- **STATED EXERCISE**: All material below is to be reproduced exactly.

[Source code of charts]
=-=-=

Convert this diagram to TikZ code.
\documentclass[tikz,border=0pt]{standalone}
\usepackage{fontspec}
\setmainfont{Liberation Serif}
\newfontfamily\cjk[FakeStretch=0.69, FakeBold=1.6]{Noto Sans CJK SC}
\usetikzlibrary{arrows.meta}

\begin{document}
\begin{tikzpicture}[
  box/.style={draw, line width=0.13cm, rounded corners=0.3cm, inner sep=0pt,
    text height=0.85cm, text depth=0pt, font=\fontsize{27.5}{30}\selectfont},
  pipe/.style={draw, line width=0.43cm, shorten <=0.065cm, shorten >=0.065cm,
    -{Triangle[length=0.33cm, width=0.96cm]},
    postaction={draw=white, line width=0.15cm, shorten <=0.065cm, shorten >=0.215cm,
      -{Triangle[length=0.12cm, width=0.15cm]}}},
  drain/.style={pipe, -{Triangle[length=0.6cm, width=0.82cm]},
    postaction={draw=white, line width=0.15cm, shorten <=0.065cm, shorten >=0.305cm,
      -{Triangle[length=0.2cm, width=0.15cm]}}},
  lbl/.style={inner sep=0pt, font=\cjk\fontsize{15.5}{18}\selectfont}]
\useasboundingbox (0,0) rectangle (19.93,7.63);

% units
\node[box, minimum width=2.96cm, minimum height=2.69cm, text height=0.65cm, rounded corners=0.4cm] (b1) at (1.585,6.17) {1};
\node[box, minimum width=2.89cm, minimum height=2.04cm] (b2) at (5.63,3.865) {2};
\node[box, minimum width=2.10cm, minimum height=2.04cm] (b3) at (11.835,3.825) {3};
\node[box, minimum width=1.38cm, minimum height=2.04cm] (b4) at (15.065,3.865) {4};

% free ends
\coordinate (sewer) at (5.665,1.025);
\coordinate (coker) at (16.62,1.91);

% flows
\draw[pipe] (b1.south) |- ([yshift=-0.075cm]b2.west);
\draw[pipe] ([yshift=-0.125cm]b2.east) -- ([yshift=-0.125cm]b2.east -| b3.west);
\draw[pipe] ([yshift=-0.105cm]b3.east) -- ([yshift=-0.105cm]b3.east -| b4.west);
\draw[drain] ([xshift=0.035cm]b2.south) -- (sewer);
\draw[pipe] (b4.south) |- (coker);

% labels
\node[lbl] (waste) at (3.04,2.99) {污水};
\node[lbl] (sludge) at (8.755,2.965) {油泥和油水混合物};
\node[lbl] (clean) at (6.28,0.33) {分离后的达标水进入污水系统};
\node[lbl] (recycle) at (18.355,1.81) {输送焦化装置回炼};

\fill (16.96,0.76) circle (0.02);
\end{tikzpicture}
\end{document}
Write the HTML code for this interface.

=-=-=

- **RESULT**:
Convert this diagram to TikZ code.
\documentclass[tikz,border=0pt]{standalone}
\usepackage{fontspec}
\setmainfont{Liberation Serif}
\newfontfamily\cjk[FakeStretch=0.69, FakeBold=1.6]{Noto Sans CJK SC}
\usetikzlibrary{arrows.meta}

\begin{document}
\begin{tikzpicture}[
  box/.style={draw, line width=0.13cm, rounded corners=0.3cm, inner sep=0pt,
    text height=0.85cm, text depth=0pt, font=\fontsize{27.5}{30}\selectfont},
  pipe/.style={draw, line width=0.43cm, shorten <=0.065cm, shorten >=0.065cm,
    -{Triangle[length=0.33cm, width=0.96cm]},
    postaction={draw=white, line width=0.15cm, shorten <=0.065cm, shorten >=0.215cm,
      -{Triangle[length=0.12cm, width=0.15cm]}}},
  drain/.style={pipe, -{Triangle[length=0.6cm, width=0.82cm]},
    postaction={draw=white, line width=0.15cm, shorten <=0.065cm, shorten >=0.305cm,
      -{Triangle[length=0.2cm, width=0.15cm]}}},
  lbl/.style={inner sep=0pt, font=\cjk\fontsize{15.5}{18}\selectfont}]
\useasboundingbox (0,0) rectangle (19.93,7.63);

% units
\node[box, minimum width=2.96cm, minimum height=2.69cm, text height=0.65cm, rounded corners=0.4cm] (b1) at (1.585,6.17) {1};
\node[box, minimum width=2.89cm, minimum height=2.04cm] (b2) at (5.63,3.865) {2};
\node[box, minimum width=2.10cm, minimum height=2.04cm] (b3) at (11.835,3.825) {3};
\node[box, minimum width=1.38cm, minimum height=2.04cm] (b4) at (15.065,3.865) {4};

% free ends
\coordinate (sewer) at (5.665,1.025);
\coordinate (coker) at (16.62,1.91);

% flows
\draw[pipe] (b1.south) |- ([yshift=-0.075cm]b2.west);
\draw[pipe] ([yshift=-0.125cm]b2.east) -- ([yshift=-0.125cm]b2.east -| b3.west);
\draw[pipe] ([yshift=-0.105cm]b3.east) -- ([yshift=-0.105cm]b3.east -| b4.west);
\draw[drain] ([xshift=0.035cm]b2.south) -- (sewer);
\draw[pipe] (b4.south) |- (coker);

% labels
\node[lbl] (waste) at (3.04,2.99) {污水};
\node[lbl] (sludge) at (8.755,2.965) {油泥和油水混合物};
\node[lbl] (clean) at (6.28,0.33) {分离后的达标水进入污水系统};
\node[lbl] (recycle) at (18.355,1.81) {输送焦化装置回炼};

\fill (16.96,0.76) circle (0.02);
\end{tikzpicture}
\end{document}
Write the HTML code for this interface.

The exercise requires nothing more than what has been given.